►
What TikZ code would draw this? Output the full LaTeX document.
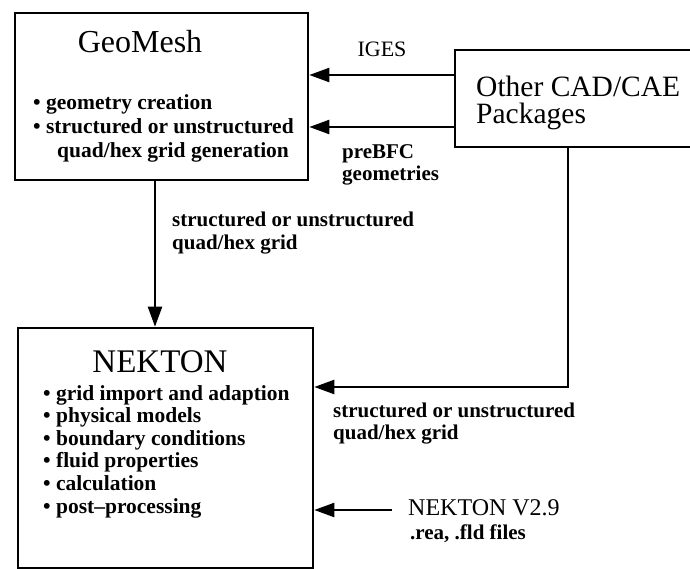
\documentclass[tikz,border=0pt]{standalone}
\usepackage{fontspec}
\setmainfont{Liberation Serif}
\usetikzlibrary{arrows.meta}
\tikzset{
  box/.style={draw, line width=2.6pt, inner sep=0pt, rectangle},
  arr/.style={line width=2.3pt, -{Triangle[length=20pt,width=14pt]}},
  title/.style={anchor=base, inner sep=0pt, font=\fontsize{32}{36}\selectfont},
  item/.style={anchor=base west, inner sep=0pt, font=\bfseries\fontsize{21.5}{24}\selectfont},
  lbl/.style={anchor=base west, inner sep=0pt, font=\bfseries\fontsize{21}{24}\selectfont},
}
\begin{document}
\begin{tikzpicture}[x=1pt,y=-1pt]
\useasboundingbox (0,0) rectangle (690,569);
\clip (0,0) rectangle (690,569);
% boxes
\node[box, minimum width=293pt, minimum height=167pt] (geo) at (161.5,96.5) {};
\node[box, minimum width=260pt, minimum height=97pt] (cad) at (585,98.5) {};
\node[box, minimum width=295pt, minimum height=240pt] (nek) at (165.5,448) {};
% GeoMesh text
\node[title] (geot) at (140,53) {GeoMesh};
\node[item] (g1) at (33,110) {\textbullet\ geometry creation};
\node[item] (g2) at (33,134) {\textbullet\ structured or unstructured};
\node[item] (g3) at (57,158) {quad/hex grid generation};
% CAD text
\node[anchor=base west, inner sep=0pt, font=\fontsize{29.5}{32}\selectfont] (c1) at (476,97) {Other CAD/CAE};
\node[anchor=base west, inner sep=0pt, font=\fontsize{29.5}{32}\selectfont] (c2) at (476,124) {Packages};
% NEKTON text
\node[title, font=\fontsize{33}{36}\selectfont] (nekt) at (160,372) {NEKTON};
\node[item] (n1) at (43,400) {\textbullet\ grid import and adaption};
\node[item] (n2) at (43,422.6) {\textbullet\ physical models};
\node[item] (n3) at (43,445.2) {\textbullet\ boundary conditions};
\node[item] (n4) at (43,467.8) {\textbullet\ fluid properties};
\node[item] (n5) at (43,490.4) {\textbullet\ calculation};
\node[item] (n6) at (43,513) {\textbullet\ post--processing};
% helper coordinates
\coordinate (yi) at (0,75);
\coordinate (yp) at (0,127);
\coordinate (xv) at (155,0);
\coordinate (corner) at (568,387);
\coordinate (vstart) at (392,510);
% connectors
\draw[arr] (cad.west |- yi) -- (geo.east |- yi);
\draw[arr] (cad.west |- yp) -- (geo.east |- yp);
\draw[arr] (geo.south -| xv) -- (nek.north -| xv);
\draw[arr] (cad.south -| corner) -- (corner) -- (nek.east |- corner);
\draw[arr] (vstart) -- (nek.east |- vstart);
% labels
\node[anchor=base, inner sep=0pt, font=\fontsize{22}{24}\selectfont] (iges) at (382,57) {IGES};
\node[lbl] (pb1) at (342,159) {preBFC};
\node[lbl] (pb2) at (342,181) {geometries};
\node[lbl] (s1) at (172,227) {structured or unstructured};
\node[lbl] (s2) at (172,249) {quad/hex grid};
\node[lbl] (t1) at (333,417) {structured or unstructured};
\node[lbl] (t2) at (333,439) {quad/hex grid};
\node[anchor=base west, inner sep=0pt, font=\fontsize{24}{28}\selectfont] (v1) at (408,515) {NEKTON V2.9};
\node[lbl] (v2) at (410,539) {.rea, .fld files};
\end{tikzpicture}
\end{document}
◄
▶ **Given task**:
Skip every picture and transcribe the data above exactly.

▶ **Exercise response**:
What TikZ code would draw this? Output the full LaTeX document.
\documentclass[tikz,border=0pt]{standalone}
\usepackage{fontspec}
\setmainfont{Liberation Serif}
\usetikzlibrary{arrows.meta}
\tikzset{
  box/.style={draw, line width=2.6pt, inner sep=0pt, rectangle},
  arr/.style={line width=2.3pt, -{Triangle[length=20pt,width=14pt]}},
  title/.style={anchor=base, inner sep=0pt, font=\fontsize{32}{36}\selectfont},
  item/.style={anchor=base west, inner sep=0pt, font=\bfseries\fontsize{21.5}{24}\selectfont},
  lbl/.style={anchor=base west, inner sep=0pt, font=\bfseries\fontsize{21}{24}\selectfont},
}
\begin{document}
\begin{tikzpicture}[x=1pt,y=-1pt]
\useasboundingbox (0,0) rectangle (690,569);
\clip (0,0) rectangle (690,569);
% boxes
\node[box, minimum width=293pt, minimum height=167pt] (geo) at (161.5,96.5) {};
\node[box, minimum width=260pt, minimum height=97pt] (cad) at (585,98.5) {};
\node[box, minimum width=295pt, minimum height=240pt] (nek) at (165.5,448) {};
% GeoMesh text
\node[title] (geot) at (140,53) {GeoMesh};
\node[item] (g1) at (33,110) {\textbullet\ geometry creation};
\node[item] (g2) at (33,134) {\textbullet\ structured or unstructured};
\node[item] (g3) at (57,158) {quad/hex grid generation};
% CAD text
\node[anchor=base west, inner sep=0pt, font=\fontsize{29.5}{32}\selectfont] (c1) at (476,97) {Other CAD/CAE};
\node[anchor=base west, inner sep=0pt, font=\fontsize{29.5}{32}\selectfont] (c2) at (476,124) {Packages};
% NEKTON text
\node[title, font=\fontsize{33}{36}\selectfont] (nekt) at (160,372) {NEKTON};
\node[item] (n1) at (43,400) {\textbullet\ grid import and adaption};
\node[item] (n2) at (43,422.6) {\textbullet\ physical models};
\node[item] (n3) at (43,445.2) {\textbullet\ boundary conditions};
\node[item] (n4) at (43,467.8) {\textbullet\ fluid properties};
\node[item] (n5) at (43,490.4) {\textbullet\ calculation};
\node[item] (n6) at (43,513) {\textbullet\ post--processing};
% helper coordinates
\coordinate (yi) at (0,75);
\coordinate (yp) at (0,127);
\coordinate (xv) at (155,0);
\coordinate (corner) at (568,387);
\coordinate (vstart) at (392,510);
% connectors
\draw[arr] (cad.west |- yi) -- (geo.east |- yi);
\draw[arr] (cad.west |- yp) -- (geo.east |- yp);
\draw[arr] (geo.south -| xv) -- (nek.north -| xv);
\draw[arr] (cad.south -| corner) -- (corner) -- (nek.east |- corner);
\draw[arr] (vstart) -- (nek.east |- vstart);
% labels
\node[anchor=base, inner sep=0pt, font=\fontsize{22}{24}\selectfont] (iges) at (382,57) {IGES};
\node[lbl] (pb1) at (342,159) {preBFC};
\node[lbl] (pb2) at (342,181) {geometries};
\node[lbl] (s1) at (172,227) {structured or unstructured};
\node[lbl] (s2) at (172,249) {quad/hex grid};
\node[lbl] (t1) at (333,417) {structured or unstructured};
\node[lbl] (t2) at (333,439) {quad/hex grid};
\node[anchor=base west, inner sep=0pt, font=\fontsize{24}{28}\selectfont] (v1) at (408,515) {NEKTON V2.9};
\node[lbl] (v2) at (410,539) {.rea, .fld files};
\end{tikzpicture}
\end{document}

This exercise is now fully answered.